* BEGIN *

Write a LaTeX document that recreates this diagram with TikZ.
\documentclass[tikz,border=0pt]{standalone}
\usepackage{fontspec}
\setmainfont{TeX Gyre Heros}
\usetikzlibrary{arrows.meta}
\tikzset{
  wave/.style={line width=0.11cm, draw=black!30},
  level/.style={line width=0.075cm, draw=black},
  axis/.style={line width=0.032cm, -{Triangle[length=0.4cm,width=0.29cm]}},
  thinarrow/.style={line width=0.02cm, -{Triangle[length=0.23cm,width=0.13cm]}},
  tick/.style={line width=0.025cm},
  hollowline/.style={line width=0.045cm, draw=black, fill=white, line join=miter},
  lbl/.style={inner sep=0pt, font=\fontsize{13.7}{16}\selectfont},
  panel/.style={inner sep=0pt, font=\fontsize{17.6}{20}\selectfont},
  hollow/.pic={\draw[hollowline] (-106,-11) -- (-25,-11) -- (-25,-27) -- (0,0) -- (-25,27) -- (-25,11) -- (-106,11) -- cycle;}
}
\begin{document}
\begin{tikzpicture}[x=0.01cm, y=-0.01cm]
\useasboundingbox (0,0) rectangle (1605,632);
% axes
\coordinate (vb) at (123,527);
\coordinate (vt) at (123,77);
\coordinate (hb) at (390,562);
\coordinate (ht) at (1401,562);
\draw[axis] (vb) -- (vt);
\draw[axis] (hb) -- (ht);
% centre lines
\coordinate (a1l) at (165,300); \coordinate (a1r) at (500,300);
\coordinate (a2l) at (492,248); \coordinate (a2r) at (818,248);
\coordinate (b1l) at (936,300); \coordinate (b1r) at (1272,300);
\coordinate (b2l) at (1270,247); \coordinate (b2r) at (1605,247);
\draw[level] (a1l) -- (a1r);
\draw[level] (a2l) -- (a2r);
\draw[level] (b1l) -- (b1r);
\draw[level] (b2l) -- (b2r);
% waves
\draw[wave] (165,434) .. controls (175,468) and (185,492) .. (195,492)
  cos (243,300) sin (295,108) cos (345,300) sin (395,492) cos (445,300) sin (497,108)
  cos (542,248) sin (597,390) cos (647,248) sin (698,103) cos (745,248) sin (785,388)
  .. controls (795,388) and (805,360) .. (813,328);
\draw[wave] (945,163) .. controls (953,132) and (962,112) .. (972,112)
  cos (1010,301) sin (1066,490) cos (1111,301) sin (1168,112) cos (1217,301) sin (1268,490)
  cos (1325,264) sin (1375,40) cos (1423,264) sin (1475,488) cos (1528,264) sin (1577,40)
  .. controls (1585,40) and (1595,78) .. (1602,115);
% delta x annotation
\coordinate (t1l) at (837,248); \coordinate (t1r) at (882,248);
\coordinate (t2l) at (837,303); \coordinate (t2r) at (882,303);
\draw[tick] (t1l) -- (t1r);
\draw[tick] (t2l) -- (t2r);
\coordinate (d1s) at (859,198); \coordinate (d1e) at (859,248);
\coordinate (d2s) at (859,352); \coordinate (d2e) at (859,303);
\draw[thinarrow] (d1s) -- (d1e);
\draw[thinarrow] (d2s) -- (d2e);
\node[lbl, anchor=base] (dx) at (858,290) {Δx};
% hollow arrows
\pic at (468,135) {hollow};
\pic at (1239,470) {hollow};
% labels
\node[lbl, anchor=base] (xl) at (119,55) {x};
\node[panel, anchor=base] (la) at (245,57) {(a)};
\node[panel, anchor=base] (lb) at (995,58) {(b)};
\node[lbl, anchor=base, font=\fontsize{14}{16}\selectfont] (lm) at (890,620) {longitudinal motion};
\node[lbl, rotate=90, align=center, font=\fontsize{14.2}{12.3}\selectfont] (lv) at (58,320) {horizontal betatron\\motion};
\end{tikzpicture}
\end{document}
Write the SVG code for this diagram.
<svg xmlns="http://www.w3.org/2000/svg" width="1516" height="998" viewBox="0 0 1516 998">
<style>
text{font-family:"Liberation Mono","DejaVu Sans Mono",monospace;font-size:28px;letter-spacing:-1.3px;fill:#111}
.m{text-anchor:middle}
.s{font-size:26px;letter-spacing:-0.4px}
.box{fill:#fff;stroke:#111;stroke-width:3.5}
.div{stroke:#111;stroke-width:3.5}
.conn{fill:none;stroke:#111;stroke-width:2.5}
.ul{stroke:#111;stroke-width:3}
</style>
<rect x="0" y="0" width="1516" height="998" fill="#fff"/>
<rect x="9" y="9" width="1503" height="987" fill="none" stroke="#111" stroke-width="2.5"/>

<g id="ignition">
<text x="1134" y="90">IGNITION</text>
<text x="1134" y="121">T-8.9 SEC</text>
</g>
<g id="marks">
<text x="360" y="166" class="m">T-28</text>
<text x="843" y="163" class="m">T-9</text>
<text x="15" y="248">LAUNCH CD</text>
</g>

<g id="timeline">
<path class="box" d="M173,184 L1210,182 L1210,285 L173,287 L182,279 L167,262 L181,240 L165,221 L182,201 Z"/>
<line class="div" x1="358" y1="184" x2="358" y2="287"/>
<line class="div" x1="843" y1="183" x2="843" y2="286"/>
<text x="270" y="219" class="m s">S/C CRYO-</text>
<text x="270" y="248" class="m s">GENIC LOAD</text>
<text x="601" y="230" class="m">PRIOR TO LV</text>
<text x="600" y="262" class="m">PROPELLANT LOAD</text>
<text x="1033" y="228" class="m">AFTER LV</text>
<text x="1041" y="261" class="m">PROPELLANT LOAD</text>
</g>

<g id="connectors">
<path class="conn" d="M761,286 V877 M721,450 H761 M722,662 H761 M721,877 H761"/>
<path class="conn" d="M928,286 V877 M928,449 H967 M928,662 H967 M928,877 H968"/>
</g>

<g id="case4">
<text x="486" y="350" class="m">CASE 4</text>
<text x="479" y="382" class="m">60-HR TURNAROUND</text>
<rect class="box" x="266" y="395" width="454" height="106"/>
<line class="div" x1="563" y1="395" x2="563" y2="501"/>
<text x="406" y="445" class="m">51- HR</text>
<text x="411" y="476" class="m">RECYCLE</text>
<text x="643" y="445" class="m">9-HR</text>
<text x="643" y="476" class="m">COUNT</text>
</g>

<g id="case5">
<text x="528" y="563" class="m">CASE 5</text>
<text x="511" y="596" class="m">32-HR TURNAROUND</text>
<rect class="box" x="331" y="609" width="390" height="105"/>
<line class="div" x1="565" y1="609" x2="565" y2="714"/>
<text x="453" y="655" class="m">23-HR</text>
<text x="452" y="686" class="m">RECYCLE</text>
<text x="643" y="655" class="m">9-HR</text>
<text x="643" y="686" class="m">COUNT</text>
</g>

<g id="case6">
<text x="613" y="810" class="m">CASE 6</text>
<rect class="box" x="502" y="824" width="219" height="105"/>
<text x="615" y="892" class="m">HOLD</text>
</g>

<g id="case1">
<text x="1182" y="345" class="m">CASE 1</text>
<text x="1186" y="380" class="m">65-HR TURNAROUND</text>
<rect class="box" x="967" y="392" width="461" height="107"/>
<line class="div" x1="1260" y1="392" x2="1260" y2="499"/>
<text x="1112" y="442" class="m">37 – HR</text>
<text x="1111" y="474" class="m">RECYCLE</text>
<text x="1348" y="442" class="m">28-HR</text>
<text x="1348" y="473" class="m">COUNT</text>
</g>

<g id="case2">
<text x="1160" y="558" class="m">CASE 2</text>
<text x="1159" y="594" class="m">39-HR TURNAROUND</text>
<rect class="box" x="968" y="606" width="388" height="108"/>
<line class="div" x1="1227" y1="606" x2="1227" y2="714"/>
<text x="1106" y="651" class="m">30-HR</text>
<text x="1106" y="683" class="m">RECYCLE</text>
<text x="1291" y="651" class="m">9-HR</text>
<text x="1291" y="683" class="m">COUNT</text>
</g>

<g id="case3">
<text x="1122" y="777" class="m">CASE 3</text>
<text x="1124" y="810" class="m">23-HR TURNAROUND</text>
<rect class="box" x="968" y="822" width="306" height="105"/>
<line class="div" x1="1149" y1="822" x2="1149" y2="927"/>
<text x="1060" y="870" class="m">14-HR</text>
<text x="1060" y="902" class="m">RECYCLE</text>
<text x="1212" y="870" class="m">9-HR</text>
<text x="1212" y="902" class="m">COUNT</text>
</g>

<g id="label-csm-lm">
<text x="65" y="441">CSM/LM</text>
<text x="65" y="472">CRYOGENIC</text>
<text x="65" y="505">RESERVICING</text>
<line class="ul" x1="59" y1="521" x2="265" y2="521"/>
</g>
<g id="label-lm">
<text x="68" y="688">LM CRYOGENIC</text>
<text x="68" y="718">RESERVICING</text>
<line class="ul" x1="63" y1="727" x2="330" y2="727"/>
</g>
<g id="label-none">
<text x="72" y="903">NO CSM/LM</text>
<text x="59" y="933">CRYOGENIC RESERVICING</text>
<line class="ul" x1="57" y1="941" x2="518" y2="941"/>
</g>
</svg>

* END *

▶ GIVEN REQUEST
List each line holding the string "Write".

▶ TASK ANSWER
Write a LaTeX document that recreates this diagram with TikZ.
Write the SVG code for this diagram.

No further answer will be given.